Bagikan:

JAKARTA - Menteri Hukum dan HAM Yasona Laoly melalui Dirjen Pemasyarakatan Reynhard Silitonga menyebut narapidana asimilasi yang kembali berulah hanya 0,2 persen dari total 38.882 narapidana. Selain itu, angka residivis di Indonesia pun lebih rendah jika dibandingkan dengan negara lain.

Untuk itu, masyarakat tak perlu khawatir dengan kebijakan asimilasi tersebut. Terlebih, lembaga permasyarakatan (lapas) merupakan tempat untuk membina para pelaku kejahatan agar berkelakuan lebih baik, bukan hanya tempat pemberian hukuman.

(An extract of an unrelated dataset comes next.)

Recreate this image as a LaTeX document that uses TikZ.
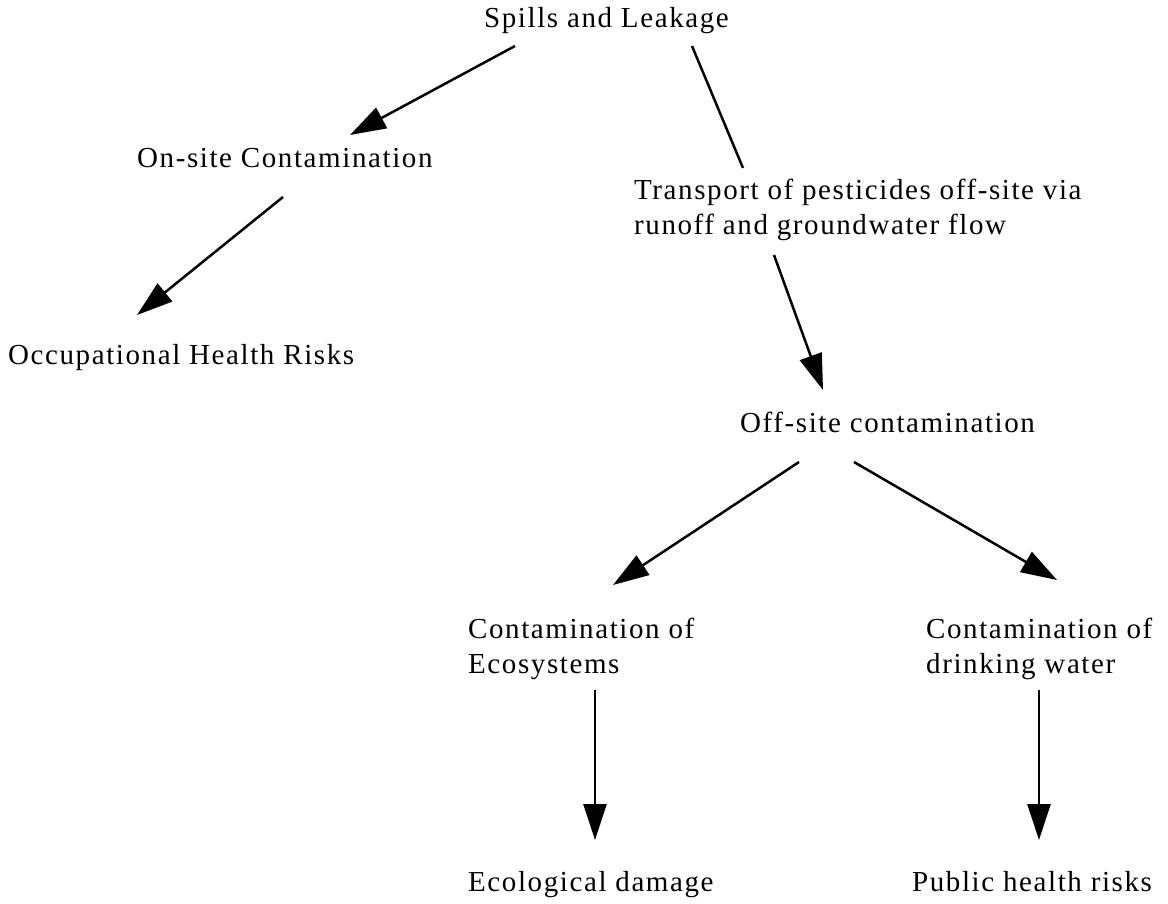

Kriminolog Universitas Indonesia Adrianus Meliala sepakat dengan program asimilasi yang betujuan untuk mencegah penyebaran COVID-19 di lapas dan rumah tahanan (rutan). Berdasarkan data miliknya, hanya 55 narapidana yang kembali berulah dan semuanya sudah ditindak kepolisian.

"Bisa dibilang begitu (asimilasi berhasil). Yang pasti profil Indonesia (angka residivis) tidak beda dengan profil dunia," ucap Adrianus kepada VOI, Jumat, 8 Mei.

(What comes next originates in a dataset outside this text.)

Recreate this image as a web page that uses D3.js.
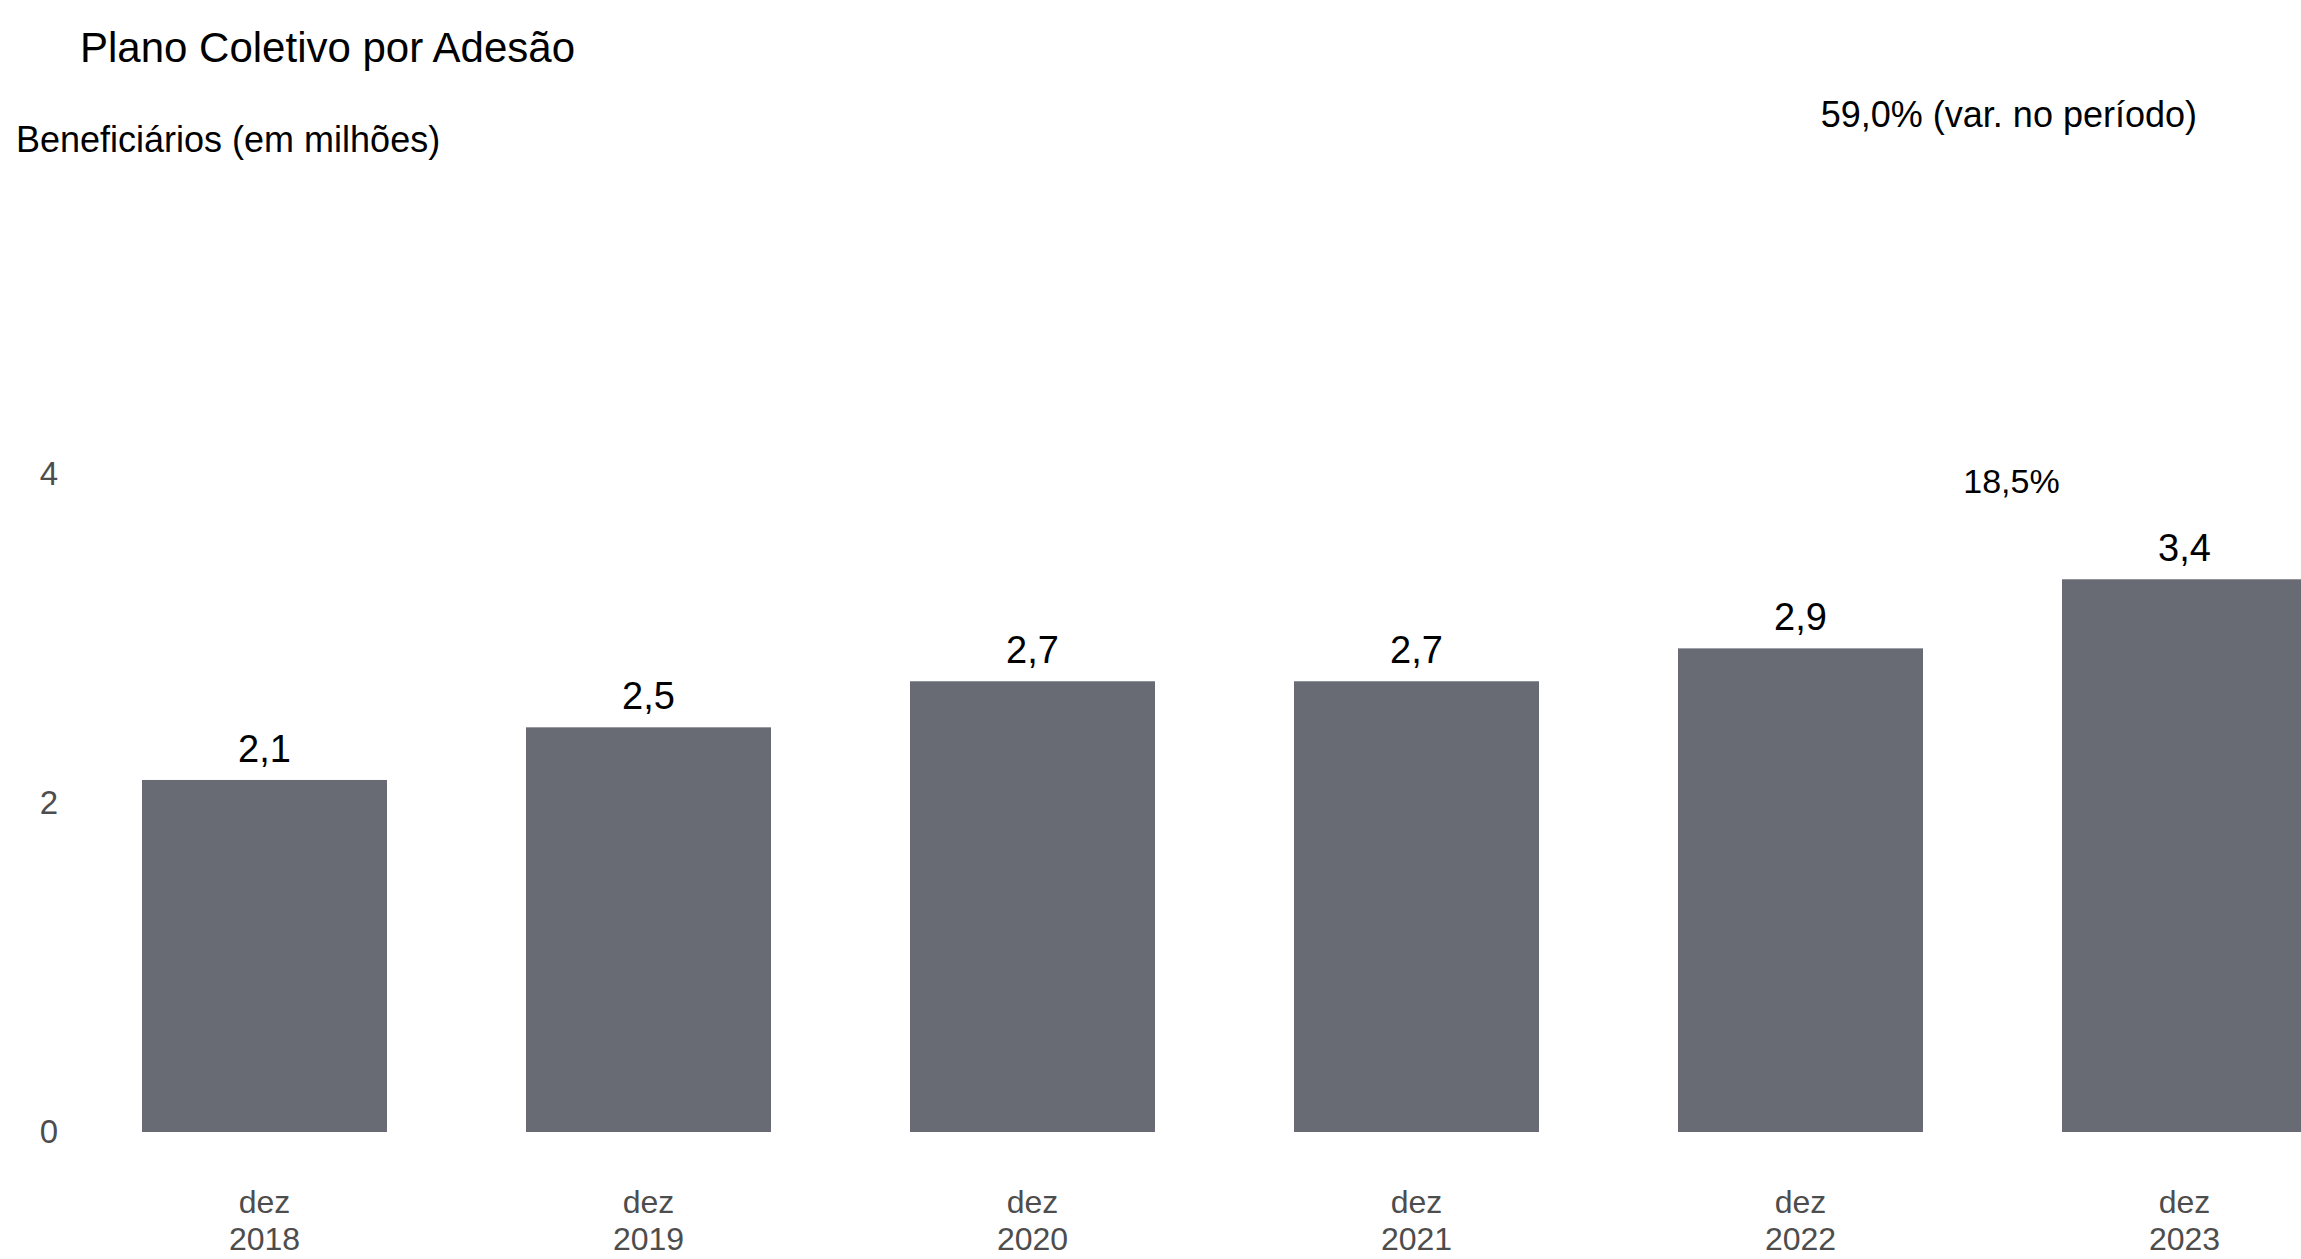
<!DOCTYPE html>
<html lang="pt-BR">
<head>
<meta charset="utf-8">
<title>Plano Coletivo por Adesão</title>
<script src="https://cdn.jsdelivr.net/npm/d3@7"></script>
<style>
  html, body { margin: 0; padding: 0; background: #ffffff; overflow: hidden; }
  svg { display: block; font-family: "Liberation Sans", Arial, Helvetica, sans-serif; }
</style>
</head>
<body>
<svg id="chart" width="2301" height="1259"></svg>
<script>
// Beneficiários em dezembro de cada ano (milhões)
const months = ["dez", "dez", "dez", "dez", "dez", "dez"];
const years = ["2018", "2019", "2020", "2021", "2022", "2023"];
const values = [2.14, 2.46, 2.74, 2.74, 2.94, 3.36];
const yTicks = [0, 2, 4];

const titleText = "Plano Coletivo por Adesão";
const subtitleText = "Beneficiários (em milhões)";
const periodChangeText = "59,0% (var. no período)";
const lastYearChangeText = "18,5%";

const barColor = "#686b74";
const axisTextColor = "#4d4d4d";

const ptBR = d3.formatLocale({ decimal: ",", thousands: ".", grouping: [3], currency: ["R$", ""] });
const fmt = ptBR.format(".1f");

const svg = d3.select("#chart");

const x = d3.scaleBand()
  .domain(years)
  .range([72.5, 2376.5])
  .paddingInner(0.362)
  .paddingOuter(0.181);

const y = d3.scaleLinear()
  .domain([0, 4])
  .range([1132, 474]);

// Títulos
svg.append("text")
  .attr("x", 80).attr("y", 62)
  .attr("font-size", 42).attr("fill", "#000")
  .text(titleText);

svg.append("text")
  .attr("x", 16).attr("y", 152)
  .attr("font-size", 36).attr("fill", "#000")
  .text(subtitleText);

svg.append("text")
  .attr("x", 2197).attr("y", 127)
  .attr("text-anchor", "end")
  .attr("font-size", 36).attr("fill", "#000")
  .text(periodChangeText);

// Eixo Y (somente rótulos)
const yAxis = svg.append("g")
  .attr("transform", "translate(66,0)")
  .call(d3.axisLeft(y).tickValues(yTicks).tickSize(0).tickPadding(8).tickFormat(d3.format("d")));
yAxis.select(".domain").remove();
yAxis.selectAll("text")
  .attr("font-family", "inherit")
  .attr("font-size", 33)
  .attr("fill", axisTextColor);

// Barras
svg.append("g")
  .selectAll("rect")
  .data(values)
  .join("rect")
  .attr("x", (d, i) => x(years[i]))
  .attr("width", x.bandwidth())
  .attr("y", d => y(d))
  .attr("height", d => y(0) - y(d))
  .attr("fill", barColor);

// Rótulos de valor
svg.append("g")
  .selectAll("text")
  .data(values)
  .join("text")
  .attr("x", (d, i) => x(years[i]) + x.bandwidth() / 2)
  .attr("y", d => y(d) - 18)
  .attr("text-anchor", "middle")
  .attr("font-size", 38)
  .attr("fill", "#000")
  .text(d => fmt(d));

// Variação do último ano
const midLast = (x(years[4]) + x(years[5]) + x.bandwidth()) / 2;
svg.append("text")
  .attr("x", midLast + 19)
  .attr("y", 493)
  .attr("text-anchor", "middle")
  .attr("font-size", 34)
  .attr("fill", "#000")
  .text(lastYearChangeText);

// Eixo X: mês e ano em duas linhas
const xLabels = svg.append("g")
  .selectAll("text")
  .data(years)
  .join("text")
  .attr("x", d => x(d) + x.bandwidth() / 2)
  .attr("y", 1213)
  .attr("text-anchor", "middle")
  .attr("font-size", 32)
  .attr("fill", axisTextColor);

xLabels.append("tspan")
  .attr("x", d => x(d) + x.bandwidth() / 2)
  .text((d, i) => months[i]);
xLabels.append("tspan")
  .attr("x", d => x(d) + x.bandwidth() / 2)
  .attr("dy", 37)
  .text(d => d);
</script>
</body>
</html>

Namun, Adrianus mengatakan, masyarakat tetap khawatir dengan keberadaan narapidana asimilasi di tengah mereka. Rasa khawatir ini, kata Adrianus, disebabkan paradigma masyarakat tentang narapidana. Mereka yang sempat menjalani masa tahanan di lapas selalu dipandang negatif masyarakat.

"Masyarakat kan dari dulu berpandangan narapidana sebagai penjahat yang tak akan sembuh. Sudah keluar lapas pun tetap dicap penjahat. Masih dicurigai di mana-mana. Jadi, wajar saja kalau sekarang pun begitu," papar Adrianus.

Sementara, Kriminolog Universitas Indonesia lainnya, Ferdinand Andi Lolo mengatakan, rasa aman masyarakat tak bisa diukur dengan berapa jumlah narapidana yang kembali berulah.

Bahkan, ada kemungkinan jika jumlah 0,2 persen merupakan narapidana yang hanya terdata atau bisa dibilang mereka yang tertangkap ketika beraksi. Sehingga, ada kemungkinan jumlahnya bisa lebih dari itu.

"Angka yang disebut tersebut adalah kejahatan yang terdata, misalnya melalui pemberitahuan, bukan tidak mungkin ada yang tidak terdeteksi," ungkap Ferdinand.

Untuk itu, Ferdinand menyarankan, Kemenkumham memperbaiki atau mengubah metode pengawasan narapidana asimilasi ini. Dengan begitu, ketika ada program asimilasi pada kesempatan berikutnya, tidak ada narapidana yang berulah dengan mengulangi pelanggaran pidana.

"Rasa aman masyarakat tidak diukur dengan statistik. Kemenkumham lebih baik mencari faktor yang menyebabkan mengapa terjadi pengulangan kejahatan, dan memperbaiki metode pengawasannya," kata Ferdinand.

Asimilasi dari Kemenkumham

Kemenkumham membebaskan sebagian narapidana dan anak-anak untuk mencegah penyebaran virus corona atau COVID-19. Pembebasan sebagian narapidana itu akan melalui asimilasi dan pembebasan bersyarat.

Hal ini sesuai dengan surat keputusan bernomor M.HH -19.PK.01.04.04. Tahun 2020 yang berisi tentang pengeluaran dan pembebasan narapidana dan anak melalui asimilasi dan integrasi adalah upaya pencegahan dan penyelamatan narapidana dan anak yang berada di Lembaga Pemasyarakatan, Lembaga Pembinaan Khusus Anak, dan Rumah Tahanan Negara dari penyebaran COVID-19.

Namun, ada beberapa ketentuan atau aturan lainnya bagi narapidana dan anak yang akan dibebaskan melalui asimilasi. Pertama, bagi narapidana yang dua pertiga masa pidananya jatuh pada 31 Desember 2020 dan kemudian bagi anak setengah masa pidananya jatuh pada 31 Desember 2020.

Syarat kedua, yakni, narapidana dan anak tersebut tidak terikat dengan PP Nomor 99 Tahun 2012 tentang Syarat dan Tata Cara Pelaksanaan Hak Warga Binaan Pemasyarakatan dan tidak sedang menjalani subsider, serta bukan warga negara asing.

Sementara, ketentuan narapidana dan anak yang dibebaskan dengan cara integrasi, yakni pembebasan bersyarat, cuti bersyarat, dan cuti menjelang kebebasan adalah narapidana yang telah menjalani dua pertiga masa pidananya. Sementara bagi anak adalah mereka yang telah menjalani setengah masa pidananya.